Het neemt niet weg dat Taylors teksten zowel geestig als perfect van sfeer en stijl zijn. Neem de epiloog, een lofrede op Purcells muziek: His song still ravishes the listening air/ An English sound heard and loved everywhere.

England, my England: The Story of Henry Purcell. Monteverdi Choir en English Baroque Soloists o.l.v John Eliot Gardiner. Erato 0630-10700-2.

Een zeker chauvinisme is de Purcell-herdenkers niet vreemd. Zo schijnt ook de Purcell-film England my England, die - wie weet - ooit de Nederlandse bioscopen zal halen, een document van vaderlandsliefde te zijn. De soundtrack van de film is geleverd door John Eliot Gardiner en consorten, onder wie zangers als Lynne Dawson, Paul Agnew, Michael Chance en James Bowman. De uitvoeringen zijn van een tamelijk cleane bevlogenheid. De cd zelf houdt het midden tussen een greatest-hits-verzameling, een zak strooigoed en een cursus Purcell voor beginners. Niet te versmaden, al is de uitvoering van Dido's Lament aan de kleverige kant.

Britten: Purcell Realizations. Lott, Gritton, Walker, Bowman, Ainsley, Bostridge, Johnson, Jackson, Keenlyside en Graham Johnson (piano). Hyperion CDA67061/2.

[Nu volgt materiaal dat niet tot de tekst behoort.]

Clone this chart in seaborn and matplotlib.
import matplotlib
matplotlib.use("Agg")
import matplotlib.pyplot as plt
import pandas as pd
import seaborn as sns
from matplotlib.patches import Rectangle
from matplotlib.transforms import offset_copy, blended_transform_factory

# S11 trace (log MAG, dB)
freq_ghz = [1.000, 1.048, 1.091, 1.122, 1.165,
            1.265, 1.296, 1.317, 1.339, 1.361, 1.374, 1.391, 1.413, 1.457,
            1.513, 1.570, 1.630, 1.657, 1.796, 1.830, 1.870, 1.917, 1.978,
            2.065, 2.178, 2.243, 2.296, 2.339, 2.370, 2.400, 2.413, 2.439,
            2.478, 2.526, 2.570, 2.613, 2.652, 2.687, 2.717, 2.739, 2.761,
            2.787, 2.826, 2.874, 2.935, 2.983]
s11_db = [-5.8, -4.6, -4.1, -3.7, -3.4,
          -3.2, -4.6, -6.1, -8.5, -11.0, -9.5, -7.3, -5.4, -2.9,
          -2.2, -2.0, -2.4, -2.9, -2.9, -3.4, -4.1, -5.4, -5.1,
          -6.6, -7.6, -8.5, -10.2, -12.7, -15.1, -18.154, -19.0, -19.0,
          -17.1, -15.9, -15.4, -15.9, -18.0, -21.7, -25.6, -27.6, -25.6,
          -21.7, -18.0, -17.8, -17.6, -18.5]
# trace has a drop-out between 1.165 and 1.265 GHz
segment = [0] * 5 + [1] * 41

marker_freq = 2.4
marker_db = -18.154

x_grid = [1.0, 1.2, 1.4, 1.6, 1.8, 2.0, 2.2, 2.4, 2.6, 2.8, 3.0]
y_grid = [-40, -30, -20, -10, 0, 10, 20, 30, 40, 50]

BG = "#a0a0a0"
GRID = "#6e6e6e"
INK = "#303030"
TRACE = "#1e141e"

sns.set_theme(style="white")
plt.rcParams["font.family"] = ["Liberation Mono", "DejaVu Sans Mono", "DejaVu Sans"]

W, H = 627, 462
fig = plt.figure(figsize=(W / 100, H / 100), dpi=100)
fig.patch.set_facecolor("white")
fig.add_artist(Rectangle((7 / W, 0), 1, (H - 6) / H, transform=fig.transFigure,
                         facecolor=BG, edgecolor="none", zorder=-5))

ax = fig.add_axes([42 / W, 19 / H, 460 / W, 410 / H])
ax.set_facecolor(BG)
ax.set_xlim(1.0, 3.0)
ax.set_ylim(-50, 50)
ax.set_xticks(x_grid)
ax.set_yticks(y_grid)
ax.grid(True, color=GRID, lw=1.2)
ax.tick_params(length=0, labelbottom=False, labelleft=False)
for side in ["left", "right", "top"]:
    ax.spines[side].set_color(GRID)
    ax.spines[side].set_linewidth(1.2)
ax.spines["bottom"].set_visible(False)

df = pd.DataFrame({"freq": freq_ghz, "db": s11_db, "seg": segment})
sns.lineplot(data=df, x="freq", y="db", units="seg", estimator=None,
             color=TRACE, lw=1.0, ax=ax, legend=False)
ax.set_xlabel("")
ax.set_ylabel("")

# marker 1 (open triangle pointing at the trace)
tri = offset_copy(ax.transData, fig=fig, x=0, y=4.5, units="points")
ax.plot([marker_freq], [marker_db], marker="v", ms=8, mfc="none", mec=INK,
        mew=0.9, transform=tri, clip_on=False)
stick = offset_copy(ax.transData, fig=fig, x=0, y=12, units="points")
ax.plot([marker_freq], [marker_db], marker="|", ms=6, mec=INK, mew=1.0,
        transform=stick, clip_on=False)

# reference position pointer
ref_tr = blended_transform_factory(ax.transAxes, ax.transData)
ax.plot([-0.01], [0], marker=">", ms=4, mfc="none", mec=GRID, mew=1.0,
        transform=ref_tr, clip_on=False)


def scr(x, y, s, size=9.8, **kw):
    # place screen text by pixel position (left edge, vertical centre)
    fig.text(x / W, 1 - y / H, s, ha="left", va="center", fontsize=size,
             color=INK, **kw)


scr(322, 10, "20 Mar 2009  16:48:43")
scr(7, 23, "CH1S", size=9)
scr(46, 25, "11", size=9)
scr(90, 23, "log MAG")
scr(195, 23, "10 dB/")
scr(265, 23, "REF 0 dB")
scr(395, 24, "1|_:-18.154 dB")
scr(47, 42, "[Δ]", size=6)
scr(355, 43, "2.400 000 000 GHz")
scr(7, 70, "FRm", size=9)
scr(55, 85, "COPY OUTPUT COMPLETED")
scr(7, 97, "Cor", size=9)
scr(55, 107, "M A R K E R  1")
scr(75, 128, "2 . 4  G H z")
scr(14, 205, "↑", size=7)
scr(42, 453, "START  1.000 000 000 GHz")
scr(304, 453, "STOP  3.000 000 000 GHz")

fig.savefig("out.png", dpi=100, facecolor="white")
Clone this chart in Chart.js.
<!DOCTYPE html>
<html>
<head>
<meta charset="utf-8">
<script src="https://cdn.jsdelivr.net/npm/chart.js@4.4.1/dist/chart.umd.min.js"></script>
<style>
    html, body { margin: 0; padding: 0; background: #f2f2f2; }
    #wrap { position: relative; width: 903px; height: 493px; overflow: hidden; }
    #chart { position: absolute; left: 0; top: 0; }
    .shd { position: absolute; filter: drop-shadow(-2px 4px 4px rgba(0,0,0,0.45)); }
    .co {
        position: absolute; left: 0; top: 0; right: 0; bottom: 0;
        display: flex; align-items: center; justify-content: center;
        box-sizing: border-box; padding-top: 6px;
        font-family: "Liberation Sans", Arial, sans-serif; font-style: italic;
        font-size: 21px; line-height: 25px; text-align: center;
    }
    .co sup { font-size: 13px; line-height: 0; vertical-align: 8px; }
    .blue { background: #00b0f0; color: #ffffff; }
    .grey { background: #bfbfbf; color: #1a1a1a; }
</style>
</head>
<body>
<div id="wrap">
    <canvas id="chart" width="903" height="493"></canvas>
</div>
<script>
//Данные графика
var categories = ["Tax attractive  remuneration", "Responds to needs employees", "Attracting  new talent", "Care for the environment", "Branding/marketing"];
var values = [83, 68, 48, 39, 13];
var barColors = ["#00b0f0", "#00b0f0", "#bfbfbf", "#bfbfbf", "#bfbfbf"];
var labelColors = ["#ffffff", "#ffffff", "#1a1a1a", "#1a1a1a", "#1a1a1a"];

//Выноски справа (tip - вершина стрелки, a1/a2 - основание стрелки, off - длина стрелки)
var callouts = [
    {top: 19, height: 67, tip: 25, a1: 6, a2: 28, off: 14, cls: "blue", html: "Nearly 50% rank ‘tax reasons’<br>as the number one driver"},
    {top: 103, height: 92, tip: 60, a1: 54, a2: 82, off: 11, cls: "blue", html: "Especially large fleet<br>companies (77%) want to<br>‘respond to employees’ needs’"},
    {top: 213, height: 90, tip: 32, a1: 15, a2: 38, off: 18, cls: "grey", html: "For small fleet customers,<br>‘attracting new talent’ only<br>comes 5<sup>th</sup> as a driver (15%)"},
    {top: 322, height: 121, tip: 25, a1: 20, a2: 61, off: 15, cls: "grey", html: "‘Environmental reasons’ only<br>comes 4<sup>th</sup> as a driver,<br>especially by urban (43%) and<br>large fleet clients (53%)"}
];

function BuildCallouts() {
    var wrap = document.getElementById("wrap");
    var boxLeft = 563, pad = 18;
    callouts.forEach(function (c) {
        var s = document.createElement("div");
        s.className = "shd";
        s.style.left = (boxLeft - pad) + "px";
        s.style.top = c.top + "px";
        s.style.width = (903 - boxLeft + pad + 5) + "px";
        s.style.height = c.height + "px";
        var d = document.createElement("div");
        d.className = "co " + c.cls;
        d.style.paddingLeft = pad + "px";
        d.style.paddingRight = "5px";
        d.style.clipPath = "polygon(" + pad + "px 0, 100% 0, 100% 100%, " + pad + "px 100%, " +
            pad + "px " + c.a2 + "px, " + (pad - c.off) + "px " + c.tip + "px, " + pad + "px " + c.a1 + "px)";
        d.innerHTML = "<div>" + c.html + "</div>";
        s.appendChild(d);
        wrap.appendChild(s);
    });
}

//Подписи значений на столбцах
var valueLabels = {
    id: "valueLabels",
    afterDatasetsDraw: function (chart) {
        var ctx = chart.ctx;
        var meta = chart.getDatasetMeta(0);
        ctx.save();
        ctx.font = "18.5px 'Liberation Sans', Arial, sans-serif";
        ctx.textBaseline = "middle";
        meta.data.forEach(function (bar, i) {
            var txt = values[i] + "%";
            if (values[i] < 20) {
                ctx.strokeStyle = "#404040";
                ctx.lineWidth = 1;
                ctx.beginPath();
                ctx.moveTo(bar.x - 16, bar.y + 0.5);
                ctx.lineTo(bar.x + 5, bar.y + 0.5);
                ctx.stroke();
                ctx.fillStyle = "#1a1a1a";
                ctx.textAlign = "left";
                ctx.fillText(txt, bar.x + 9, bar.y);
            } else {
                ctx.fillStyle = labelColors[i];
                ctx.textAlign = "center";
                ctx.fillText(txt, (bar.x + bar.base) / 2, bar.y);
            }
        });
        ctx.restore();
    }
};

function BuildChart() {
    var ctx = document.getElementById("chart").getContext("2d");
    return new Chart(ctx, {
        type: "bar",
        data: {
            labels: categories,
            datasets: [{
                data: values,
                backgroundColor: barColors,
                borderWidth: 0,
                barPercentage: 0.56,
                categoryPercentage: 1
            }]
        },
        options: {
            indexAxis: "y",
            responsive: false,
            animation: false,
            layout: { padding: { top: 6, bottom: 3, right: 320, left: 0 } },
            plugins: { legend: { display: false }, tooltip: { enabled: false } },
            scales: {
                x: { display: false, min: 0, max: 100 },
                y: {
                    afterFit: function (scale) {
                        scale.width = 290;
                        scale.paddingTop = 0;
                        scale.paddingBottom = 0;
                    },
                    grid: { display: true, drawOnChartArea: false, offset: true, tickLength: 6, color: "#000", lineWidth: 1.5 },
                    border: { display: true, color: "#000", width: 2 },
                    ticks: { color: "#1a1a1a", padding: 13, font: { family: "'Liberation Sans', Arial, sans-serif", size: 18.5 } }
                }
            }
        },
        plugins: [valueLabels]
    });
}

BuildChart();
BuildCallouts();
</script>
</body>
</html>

Het vorige Purcell-jaar, een halve eeuw geleden, was voor Benjamin Britten aanleiding zich nader te verdiepen in het werk van zijn grote voorganger. In de loop der jaren voorzag hij veertig van Purcells composities - waarin de begeleiding slechts is genoteerd als een becijferde bas - van een pianopartij.

Het label Hyperion, dat al een indrukwekkende serie Purcell-cd's van The King's Consort heeft uitgebracht, voegt daar met dit dubbelalbum een voetnoot aan toe die Britten-verzamelaars niet mogen missen, maar waarbij Purcell-liefhebbers zich niet erg op hun gemak zullen voelen. Niet dat er aan Brittens uitwerkingen iets mankeert: integendeel, ze zijn inventief en getuigen van liefde en begrip.

Maar ja, die pianoklank: het is net Purcell met roze pantoffels aan, gemetamorfoseerd tot iets wat doet denken aan Schubert. Toch een soort historisch document. De vertolkingen van de acht betrokken zangers en pianist Graham Johnson doen beide componisten alle eer aan.